The Senate is the upper legislative chamber of the Louisiana State Legislature and, along with the Louisiana House of Representatives, constitutes the legislative power of the state of Louisiana. It tries officials impeached by the House of Representatives and confirms or rejects officials nominated by the governor of Louisiana.

| Affiliation | Party (Shading indicates majority caucus) |  | Total |  |
| Republican | Democratic | Vacant |
| Current composition (August 2026) | 27 | 10 | 38 | 1 |

=== Members ===

| District | Name | Party | District Office(s) | Start | Term-limited |
| 1 | Bob Owen | Republican | Slidell Chalmette | 2023 | No |
| 2 | Ed Price | Democratic | Gonzales | 2017 | Yes |
| 3 | Sidney Barthelemy II | Democratic | New Orleans | 2026 | No |
| 4 | Jimmy Harris | Democratic | New Orleans | 2019 | No |
| 5 | Royce Duplessis | Democratic | New Orleans | 2022 | No |
| 6 | Rick Edmonds | Republican | Baton Rouge | 2023 | No |
| 7 | Gary Carter Jr. | Democratic | New Orleans | 2021 | No |
| 8 | Patrick Connick | Republican | Marrero | 2019 | No |
| 9 | Cameron Henry | Republican | Metairie | 2019 | No |
| 10 | Kirk Talbot | Republican | River Ridge | 2019 | No |
| 11 | Patrick McMath | Republican | Covington | 2019 | No |
| 12 | Beth Mizell | Republican | Franklinton | 2015 | Yes |
| 13 | Valarie Hodges | Republican | Denham Springs | 2023 | No |
| 14 | Vacant |
| 15 | Regina Barrow | Democratic | Baton Rouge | 2015 | Yes |
| 16 | Franklin Foil | Republican | Baton Rouge | 2019 | No |
| 17 | Caleb Kleinpeter | Republican | Brusly | 2022 | No |
| 18 | Eddie J. Lambert | Republican | Prairieville | 2015 | Yes |
| 19 | Gregory A. Miller | Republican | Norco | 2023 | No |
| 20 | Mike Fesi | Republican | Houma | 2019 | No |
| 21 | Robert Allain III | Republican | Franklin | 2023 | No |
| 22 | Blake Miguez | Republican | New Iberia | 2023 | No |
| 23 | Brach Myers | Republican | Lafayette | 2025 | No |
| 24 | Gerald Boudreaux | Democratic | Lafayette | 2015 | Yes |
| 25 | Mark Abraham | Republican | Lake Charles | 2019 | No |
| 26 | Bob Hensgens | Republican | Abbeville | 2018 | No |
| 27 | Jeremy Stine | Republican | Lake Charles | 2021 | No |
| 28 | Heather Cloud | Republican | Turkey Creek | 2019 | No |
| 29 | Jay Luneau | Democratic | Alexandria | 2015 | Yes |
| 30 | Mike Reese | Republican | Leesville | 2019 | No |
| 31 | Alan Seabaugh | Republican | Shreveport | 2023 | No |
| 32 | Glen Womack | Republican | Harrisonburg | 2019 | No |
| 33 | Stewart Cathey Jr. | Republican | Monroe | 2019 | No |
| 34 | Katrina Jackson | Democratic | Monroe | 2019 | No |
| 35 | Jay Morris | Republican | West Monroe | 2019 | No |
| 36 | Adam Bass | Republican | Bossier City | 2023 | No |
| 37 | Bill Wheat | Republican | Ponchatoula | 2023 | No |
| 38 | Thomas Pressly | Republican | Shreveport | 2023 | No |
| 39 | Sam Jenkins | Democratic | Shreveport | 2025 | No |

== Committee assignments ==
The Louisiana State Senate currently has standing, select, and statutory committees. The official Senate committees page lists the current standing committees and explains that most standing committees have seven members; certain committees have nine or eleven members.
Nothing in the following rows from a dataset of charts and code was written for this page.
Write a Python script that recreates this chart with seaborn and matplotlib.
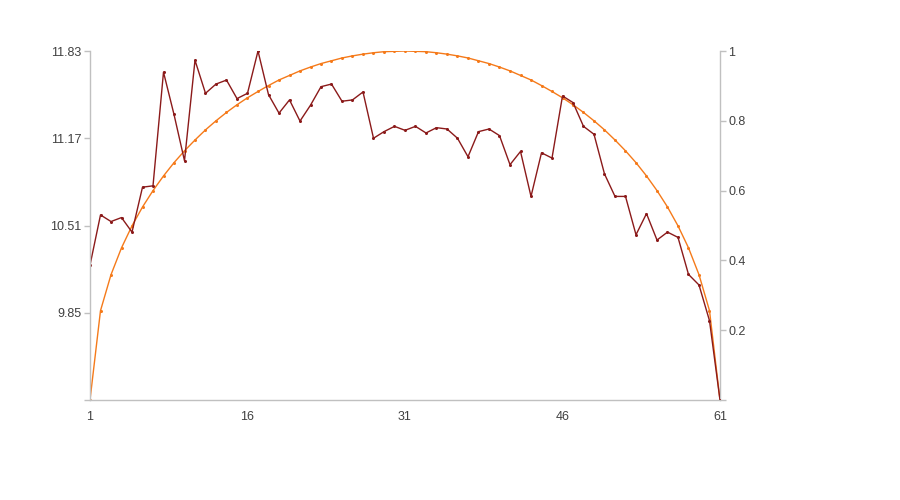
import numpy as np
import pandas as pd
import matplotlib
matplotlib.use('Agg')
import matplotlib.pyplot as plt
import seaborn as sns

# x positions 1..61
x = list(range(1, 62))

# dark red series (left axis)
left_vals = [10.21, 10.59, 10.54, 10.57, 10.46, 10.80, 10.81, 11.67, 11.35, 11.00,
             11.76, 11.51, 11.58, 11.61, 11.47, 11.51, 11.83, 11.50, 11.36, 11.46,
             11.30, 11.42, 11.56, 11.58, 11.45, 11.46, 11.52, 11.17, 11.22, 11.26,
             11.23, 11.26, 11.21, 11.25, 11.24, 11.17, 11.03, 11.22, 11.24, 11.19,
             10.97, 11.07, 10.73, 11.06, 11.02, 11.49, 11.44, 11.26, 11.20, 10.90,
             10.73, 10.73, 10.44, 10.60, 10.40, 10.46, 10.42, 10.14, 10.06, 9.79,
             9.19]

# orange series (right axis)
right_vals = [0.0, 0.256, 0.359, 0.436, 0.499, 0.553, 0.600, 0.642, 0.680, 0.714,
              0.745, 0.774, 0.800, 0.824, 0.846, 0.866, 0.884, 0.901, 0.917, 0.930,
              0.943, 0.954, 0.964, 0.972, 0.980, 0.986, 0.991, 0.995, 0.998, 0.999,
              1.0, 0.999, 0.998, 0.995, 0.991, 0.986, 0.980, 0.972, 0.964, 0.954,
              0.943, 0.930, 0.917, 0.901, 0.884, 0.866, 0.846, 0.824, 0.800, 0.774,
              0.745, 0.714, 0.680, 0.642, 0.600, 0.553, 0.499, 0.436, 0.359, 0.256,
              0.0]

x_ticks = [1, 16, 31, 46, 61]
left_ticks = [9.19, 9.85, 10.51, 11.17, 11.83]
left_labels = ['', '9.85', '10.51', '11.17', '11.83']
right_ticks = [0, 0.2, 0.4, 0.6, 0.8, 1]
right_labels = ['', '0.2', '0.4', '0.6', '0.8', '1']

df = pd.DataFrame({'x': x, 'left': left_vals, 'right': right_vals})

sns.set_style('white')
plt.rcParams['font.family'] = ['Liberation Sans', 'DejaVu Sans']

fig = plt.figure(figsize=(9, 5), dpi=100)
ax = fig.add_axes([0.1, 0.2, 0.7, 0.698])
ax2 = ax.twinx()

axis_col = '#c0c0c0'
text_col = '#404040'

sns.lineplot(data=df, x='x', y='right', ax=ax2, color='#f57a1a', lw=1.0,
             marker='o', markersize=2.2, markeredgewidth=0)
sns.lineplot(data=df, x='x', y='left', ax=ax, color='#8b1a1a', lw=1.0,
             marker='o', markersize=2.2, markeredgewidth=0)

# put left series on top of the orange one
ax.set_zorder(ax2.get_zorder() + 1)
ax.patch.set_visible(False)

ax.set_xlim(1, 61)
ax.set_ylim(9.19, 11.83)
ax2.set_ylim(0, 1)

ax.set_xticks(x_ticks)
ax.set_xticklabels([str(t) for t in x_ticks])
ax.set_yticks(left_ticks)
ax.set_yticklabels(left_labels)
ax2.set_yticks(right_ticks)
ax2.set_yticklabels(right_labels)

for a in (ax, ax2):
    a.set_xlabel('')
    a.set_ylabel('')
    a.grid(False)
    for side in ['left', 'right', 'bottom']:
        a.spines[side].set_color(axis_col)
        a.spines[side].set_linewidth(1)
    a.spines['top'].set_visible(False)
    a.tick_params(colors=axis_col, labelcolor=text_col, labelsize=9,
                  length=4, width=1, direction='out', pad=2)
ax.spines['right'].set_visible(False)
ax2.spines['left'].set_visible(False)
ax2.spines['bottom'].set_visible(False)
ax.tick_params(axis='x', pad=4)

fig.savefig('out.png', dpi=100, facecolor='white')
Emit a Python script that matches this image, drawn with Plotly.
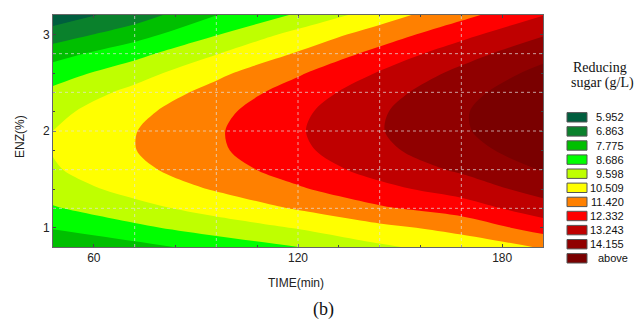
import plotly.graph_objects as go

# ---- data ----
TIME = [48, 72, 96, 120, 144, 168, 192]            # min
ENZ = [0.8, 1.0, 1.2, 1.4, 1.6, 1.8, 2.0, 2.2, 2.4, 2.6, 2.8, 3.0, 3.2]  # %
# reducing sugar (g/L), one row per ENZ value, one column per TIME value
SUGAR = [
    [6.95, 7.48, 8.10, 8.68, 9.45, 10.02, 10.58],
    [7.85, 8.49, 9.12, 9.66, 10.29, 10.78, 11.84],
    [8.60, 9.30, 9.95, 10.59, 11.29, 11.86, 12.83],
    [9.15, 9.90, 10.59, 11.31, 12.08, 12.72, 13.62],
    [9.50, 10.30, 11.03, 11.83, 12.67, 13.38, 14.22],
    [9.65, 10.49, 11.28, 12.14, 13.04, 13.82, 14.64],
    [9.60, 10.48, 11.32, 12.24, 13.19, 14.05, 14.86],
    [9.35, 10.27, 11.18, 12.14, 13.14, 14.07, 14.90],
    [8.90, 9.85, 10.83, 11.83, 12.88, 13.88, 14.75],
    [8.25, 9.22, 10.30, 11.31, 12.40, 13.48, 14.41],
    [7.40, 8.40, 9.56, 10.59, 11.72, 12.87, 13.88],
    [6.35, 7.37, 8.63, 9.90, 10.90, 12.05, 13.16],
    [5.44, 6.39, 7.76, 8.80, 10.10, 11.15, 12.30],
]
LEVELS = [5.952, 6.863, 7.775, 8.686, 9.598, 10.509, 11.420, 12.332, 13.243, 14.155]
LEGEND_LABELS = ["5.952", "6.863", "7.775", "8.686", "9.598", "10.509",
                 "11.420", "12.332", "13.243", "14.155", "above"]
X_TICKS = [60, 120, 180]
Y_TICKS = [1, 2, 3]
X_GRID = [72, 96, 120, 144, 168]
Y_GRID = [1.2, 1.6, 2.0, 2.4, 2.8]

# ---- styles ----
COLORS = ["#005e3e", "#0a812c", "#00bf00", "#00ff00", "#bfff00", "#ffff00",
          "#ff8000", "#ff0000", "#bf0000", "#900000", "#7a0000"]
W, H = 634, 320
ML, MR, MT, MB = 53, 91, 15, 73
PW, PH = W - ML - MR, H - MT - MB


def px2x(px):
    return (px - ML) / PW


def py2y(py):
    return (H - MB - py) / PH


n = len(COLORS)
colorscale = [[i / (n - 1), c] for i, c in enumerate(COLORS)]

fig = go.Figure()
fig.add_trace(go.Contour(
    x=TIME, y=ENZ, z=SUGAR,
    colorscale=colorscale, showscale=False,
    autocontour=False,
    contours=dict(start=LEVELS[0], end=LEVELS[-1],
                  size=(LEVELS[-1] - LEVELS[0]) / (len(LEVELS) - 1),
                  coloring="fill", showlines=False),
    line=dict(width=0, smoothing=0.9),
    hoverinfo="skip",
))

grid_line = dict(color="rgba(225,225,225,0.7)", width=1, dash="dot")
for v in X_GRID:
    fig.add_vline(x=v, line=grid_line, layer="above")
for v in Y_GRID:
    fig.add_hline(y=v, line=grid_line, layer="above")

axis_font = dict(family="Liberation Sans, Arial, sans-serif", size=12, color="#222")
fig.update_xaxes(range=[TIME[0], TIME[-1]], tickvals=X_TICKS, showgrid=False,
                 zeroline=False, showline=True, linecolor="#666", linewidth=1,
                 mirror="allticks", ticks="inside", ticklen=3, tickcolor="#444",
                 tickfont=axis_font,
                 minor=dict(dtick=12, tick0=48, ticks="inside", ticklen=2,
                            tickcolor="#444", showgrid=False))
fig.update_yaxes(range=[ENZ[0], ENZ[-1]], tickvals=Y_TICKS, showgrid=False,
                 zeroline=False, showline=True, linecolor="#666", linewidth=1,
                 mirror="allticks", ticks="inside", ticklen=3, tickcolor="#444",
                 tickfont=axis_font,
                 minor=dict(dtick=0.2, tick0=0.8, ticks="inside", ticklen=2,
                            tickcolor="#444", showgrid=False))

annotations = [
    dict(text="TIME(min)", x=px2x(296), y=py2y(283), xref="paper", yref="paper",
         showarrow=False, font=axis_font, xanchor="center", yanchor="middle"),
    dict(text="ENZ(%)", x=px2x(20), y=py2y(137), xref="paper", yref="paper",
         showarrow=False, font=axis_font, textangle=-90,
         xanchor="center", yanchor="middle"),
    dict(text="(b)", x=px2x(323), y=py2y(309), xref="paper", yref="paper",
         showarrow=False, xanchor="center", yanchor="middle",
         font=dict(family="Liberation Serif, Times New Roman, serif", size=18, color="#111")),
    dict(text="Reducing", x=px2x(600), y=py2y(67), xref="paper", yref="paper",
         showarrow=False, xanchor="center", yanchor="middle",
         font=dict(family="Liberation Serif, Times New Roman, serif", size=14, color="#111")),
    dict(text="sugar (g/L)", x=px2x(602), y=py2y(83), xref="paper", yref="paper",
         showarrow=False, xanchor="center", yanchor="middle",
         font=dict(family="Liberation Serif, Times New Roman, serif", size=14, color="#111")),
]
shapes = []
leg_font = dict(family="Liberation Sans, Arial, sans-serif", size=11, color="#111")
for i, (c, lab) in enumerate(zip(COLORS, LEGEND_LABELS)):
    cy = 117.3 + 14.1 * i
    shapes.append(dict(type="rect", xref="paper", yref="paper",
                       x0=px2x(567), x1=px2x(587), y0=py2y(cy + 4.7), y1=py2y(cy - 4.7),
                       fillcolor=c, line=dict(color="#555", width=1)))
    if lab == "above":
        annotations.append(dict(text=lab, x=px2x(596), y=py2y(cy), xref="paper", yref="paper",
                                showarrow=False, xanchor="left", yanchor="middle", font=leg_font))
    else:
        annotations.append(dict(text=lab, x=px2x(626), y=py2y(cy), xref="paper", yref="paper",
                                showarrow=False, xanchor="right", yanchor="middle", font=leg_font))

fig.update_layout(width=W, height=H, margin=dict(l=ML, r=MR, t=MT, b=MB),
                  paper_bgcolor="white", plot_bgcolor="white",
                  annotations=annotations)
for s in shapes:
    fig.add_shape(**s)

fig.write_html("out.html", config={"displayModeBar": False},
               post_script="document.body.style.margin='0px';document.body.style.overflow='hidden';")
== President of the senate ==

The Senate president, elected by its members, serves as its highest-ranking officer. The current president is Cameron Henry. The office is fifth in the gubernatorial line of succession, after the lieutenant governor, secretary of state, attorney general, and state treasurer.

The Louisiana Senate's official leadership history lists J. Cameron Henry, Jr. as president from 2024 to the present, and Regina Ashford Barrow as president pro tempore from 2024 to the present.

== Powers ==
The Senate president appoints the members of Senate and conference committees, unless otherwise provided by law, rule, or resolution, and appoints committee chairmen and vice chairmen as provided by Senate rules.

If a Senate seat becomes vacant before the end of the term, the Senate president issues the proclamation calling a special election.